The chart on this page visualizes how much of the coupon period has already accrued and how much remains. This is useful because many users can spot date or period errors faster in a chart than in a table of numbers. If the settlement date looks too close to the wrong coupon boundary, you can immediately revisit your inputs.
Authority Sources for Further Study
If you want to verify market conventions and understand how bond settlement works in regulated and public-sector contexts, review these authoritative resources:
- U.S. Treasury marketable securities information
- U.S. SEC Investor.gov bond basics
- U.S. Treasury interest rate and debt statistics
Who Benefits Most from an ACT/ACT ICMA Calculator?

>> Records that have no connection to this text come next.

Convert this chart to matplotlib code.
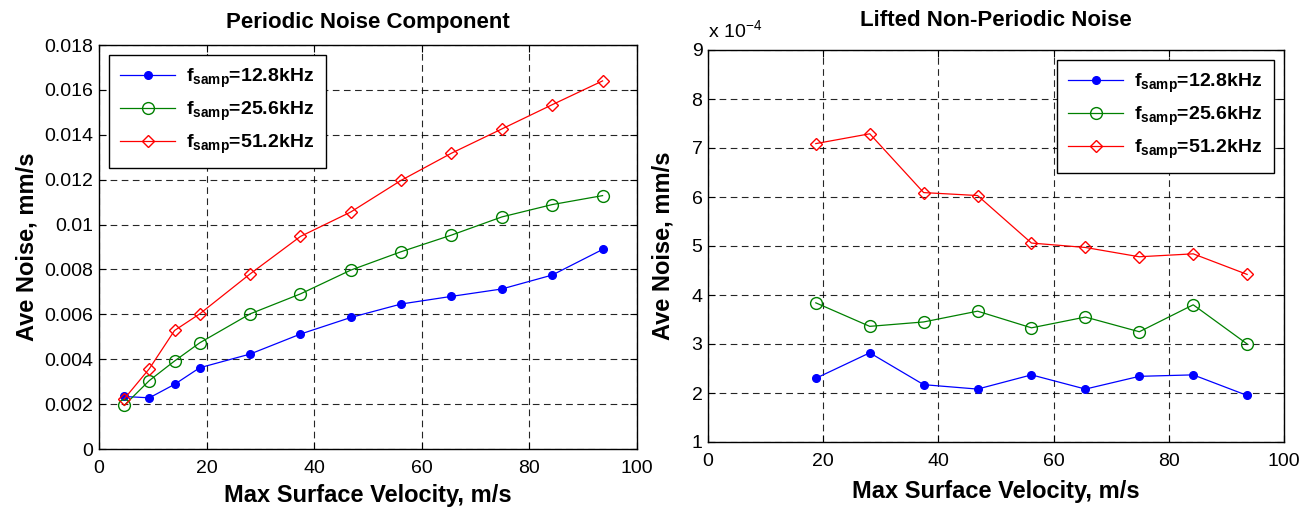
import numpy as np
import matplotlib
matplotlib.use('Agg')
import matplotlib.pyplot as plt
from matplotlib.ticker import FuncFormatter

plt.rcParams['font.family'] = ['Liberation Sans', 'DejaVu Sans']
plt.rcParams['mathtext.fontset'] = 'custom'
plt.rcParams['mathtext.rm'] = 'Liberation Sans'
plt.rcParams['mathtext.bf'] = 'Liberation Sans:bold'

# ---- data
fs_labels = ['12.8', '25.6', '51.2']

vel_periodic = [4.68, 9.36, 14.04, 18.72, 28.08, 37.44, 46.8, 56.16, 65.52, 74.88, 84.24, 93.6]
per_128 = [0.00234, 0.00228, 0.00288, 0.00362, 0.00423, 0.00512, 0.00586, 0.00646, 0.00680, 0.00713, 0.00775, 0.00889]
per_256 = [0.00194, 0.00305, 0.00392, 0.00473, 0.00602, 0.00691, 0.00797, 0.00879, 0.00953, 0.01034, 0.01089, 0.01129]
per_512 = [0.00223, 0.00358, 0.00528, 0.00602, 0.00780, 0.00947, 0.01056, 0.01197, 0.01318, 0.01426, 0.01534, 0.01640]

vel_lifted = [18.72, 28.08, 37.44, 46.8, 56.16, 65.52, 74.88, 84.24, 93.6]
lift_128 = [2.30e-4, 2.82e-4, 2.17e-4, 2.08e-4, 2.37e-4, 2.08e-4, 2.34e-4, 2.37e-4, 1.95e-4]
lift_256 = [3.84e-4, 3.36e-4, 3.45e-4, 3.67e-4, 3.33e-4, 3.55e-4, 3.25e-4, 3.80e-4, 3.00e-4]
lift_512 = [7.09e-4, 7.29e-4, 6.09e-4, 6.03e-4, 5.06e-4, 4.97e-4, 4.78e-4, 4.84e-4, 4.42e-4]

styles = [dict(color='blue', marker='o', ms=5.5, mfc='blue', mec='blue'),
          dict(color='#008000', marker='o', ms=8.5, mfc='none', mec='#008000'),
          dict(color='red', marker='D', ms=6, mfc='none', mec='red')]

fig = plt.figure(figsize=(13.15, 5.08), dpi=100)
W, H = 1315., 508.
ax1 = fig.add_axes([99/W, 1-449/H, (637-99)/W, (449-45)/H])
ax2 = fig.add_axes([708/W, 1-442/H, (1284-708)/W, (442-50)/H])


def style_axes(ax):
    ax.grid(True, color='black', ls=(0, (6, 4)), lw=0.8, alpha=0.85)
    ax.set_axisbelow(True)
    ax.tick_params(direction='in', top=True, right=True, length=5, width=0.8,
                   labelsize=14)
    ax.tick_params(axis='x', pad=8)
    ax.tick_params(axis='y', pad=4)
    for s in ax.spines.values():
        s.set_linewidth(1.0)


def make_legend(ax, loc):
    leg = ax.legend(loc=loc, fancybox=False, framealpha=1,
                    edgecolor='black', handlelength=2.8, labelspacing=0.5,
                    borderpad=0.6, handletextpad=0.6,
                    prop={'weight': 'bold', 'size': 14})
    leg.get_frame().set_linewidth(1.0)
    return leg


# ---- left: periodic noise
for y, lab, st in zip([per_128, per_256, per_512], fs_labels, styles):
    ax1.plot(vel_periodic, y, lw=0.9, label=r'f$_{\mathbf{samp}}$=' + lab + 'kHz', **st)
ax1.set_xlim(0, 100)
ax1.set_ylim(0, 0.018)
ax1.set_xticks(np.arange(0, 101, 20))
ax1.set_yticks(np.arange(0, 0.0181, 0.002))
ax1.yaxis.set_major_formatter(FuncFormatter(lambda v, p: '0' if v == 0 else ('%.3f' % v).rstrip('0')))
style_axes(ax1)
ax1.set_title('Periodic Noise Component', fontsize=16, fontweight='bold', pad=12)
ax1.set_xlabel('Max Surface Velocity, m/s', fontsize=17, fontweight='bold', labelpad=5)
ax1.set_ylabel('Ave Noise, mm/s', fontsize=17, fontweight='bold', labelpad=4)
make_legend(ax1, 'upper left')

# ---- right: lifted non-periodic noise
for y, lab, st in zip([lift_128, lift_256, lift_512], fs_labels, styles):
    ax2.plot(vel_lifted, y, lw=0.9, label=r'f$_{\mathbf{samp}}$=' + lab + 'kHz', **st)
ax2.set_xlim(0, 100)
ax2.set_ylim(1e-4, 9e-4)
ax2.set_xticks(np.arange(0, 101, 20))
ax2.set_yticks(np.arange(1, 10) * 1e-4)
ax2.yaxis.set_major_formatter(FuncFormatter(lambda v, p: '%d' % round(v * 1e4)))
style_axes(ax2)
ax2.set_title('Lifted Non-Periodic Noise', fontsize=16, fontweight='bold', pad=17)
ax2.set_xlabel('Max Surface Velocity, m/s', fontsize=17, fontweight='bold', labelpad=7)
ax2.set_ylabel('Ave Noise, mm/s', fontsize=17, fontweight='bold')
ax2.yaxis.set_label_coords(-0.058, 0.5)
ax2.text(0.0, 1.02, r'x 10$^{-4}$', transform=ax2.transAxes, fontsize=14, ha='left', va='bottom')
make_legend(ax2, 'upper right')

fig.savefig('out.png', dpi=100)
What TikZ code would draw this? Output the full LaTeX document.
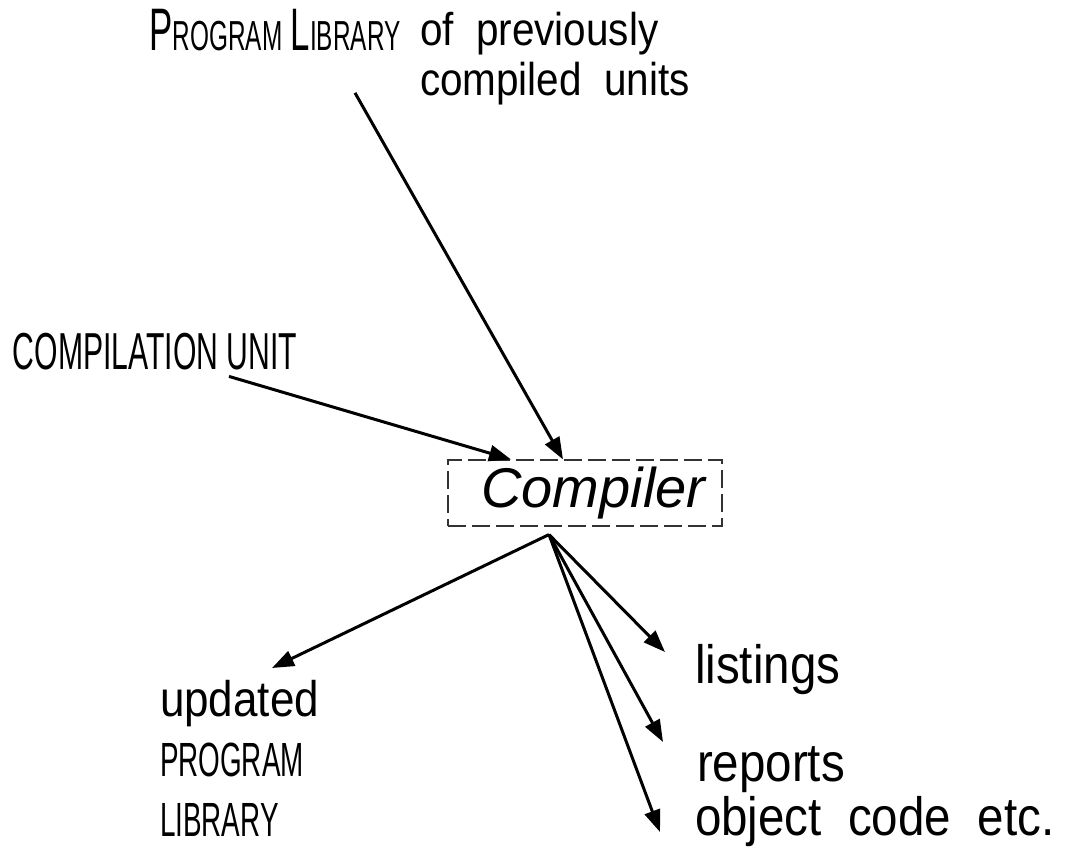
\documentclass[tikz,border=0pt]{standalone}
\usepackage{fontspec}
\setmainfont{Liberation Sans}
\newfontfamily\handcaps{Liberation Sans}[FakeStretch=0.58]
\newfontfamily\handlow{Liberation Sans}[FakeStretch=0.88]
\usetikzlibrary{arrows.meta,positioning}

\newcommand{\smallcap}[2]{{\fontsize{30}{34}\selectfont #1}{\fontsize{21}{24}\selectfont #2}}

\begin{document}
\begin{tikzpicture}[x=0.5pt,y=-0.5pt,
textnode/.style={inner sep=0pt, outer sep=0pt},
capsnode/.style={textnode, font=\handcaps\fontsize{26}{30}\selectfont},
handnode/.style={textnode, font=\handlow\fontsize{27}{32}\selectfont},
boxnode/.style={rectangle, draw=black!80, dash pattern=on 9pt off 3pt, line width=0.8pt, minimum width=137pt, minimum height=31pt, font=\itshape\fontsize{28}{32}\selectfont},
>={Triangle[length=11pt,width=8pt]},
arrow/.style={->, line width=1.5pt},
]
\useasboundingbox (0,0) rectangle (1071,855);
%Nodes
\node[capsnode]      (proglib)    at (275,30)  {\smallcap{P}{ROGRAM}\ \smallcap{L}{IBRARY}};
\node[textnode, font=\handlow\fontsize{23}{25}\selectfont, align=left, anchor=north west] (prevunits) at (420,12) {of\ \ previously\\compiled\ \ units};
\node[capsnode]      (compunit)   at (155,352) {COMPILATION UNIT};
\node[boxnode]       (compiler)   at (585,493) {\hspace*{0.3em}Compiler};
\node[handnode, anchor=west] (listings) at (695,670) {listings};
\node[handnode, anchor=west] (reports)  at (697,770) {reports};
\node[handnode, anchor=west] (objcode)  at (695,822) {object\ \ code\ \ etc.};
\node[textnode, font=\handlow\fontsize{25}{30}\selectfont, align=left, anchor=north west] (updated) at (160,680) {updated\\{\handcaps\fontsize{24}{30}\selectfont PROGRAM}\\{\handcaps\fontsize{24}{30}\selectfont LIBRARY}};

%Lines
\draw[arrow] ([xshift=40pt,yshift=-21pt]proglib.south) -- ([xshift=-11pt]compiler.north);
\draw[arrow] ([xshift=37pt,yshift=-3pt]compunit.south) -- ([xshift=-37pt]compiler.north);
\coordinate (fan) at ([xshift=-18pt,yshift=-4pt]compiler.south);
\draw[arrow] (fan) -- ([xshift=56pt,yshift=6pt]updated.north west);
\draw[arrow] (fan) -- ([xshift=-15pt,yshift=9pt]listings.west);
\draw[arrow] (fan) -- ([xshift=-17pt,yshift=14pt]reports.west);
\draw[arrow] (fan) -- ([xshift=-17.5pt,yshift=-5pt]objcode.west);
\end{tikzpicture}
\end{document}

Portfolio managers use it to confirm transaction economics. Traders use it to spot-check accrued amounts before quoting all-in prices. Operations and treasury teams use it to reconcile settlements and ledger postings. Students and candidates in finance programs use it to understand why fixed income math changes across conventions. Auditors and controllers use it to review policy consistency and identify pricing anomalies. In short, this is a practical tool for anyone dealing with bonds in real workflows.
Final Takeaway
An ACT/ACT ICMA calculator is fundamentally a precision tool for coupon accrual. It measures real elapsed days, compares them with the real coupon period, and converts that relationship into accrued interest and year fraction values that matter for settlement and valuation. Although the formulas are straightforward for regular periods, the implications are significant because even small accrual differences can affect dirty price, portfolio returns, and accounting accuracy. If you work with fixed income instruments, mastering ACT/ACT ICMA is an important step toward cleaner calculations and better bond analysis.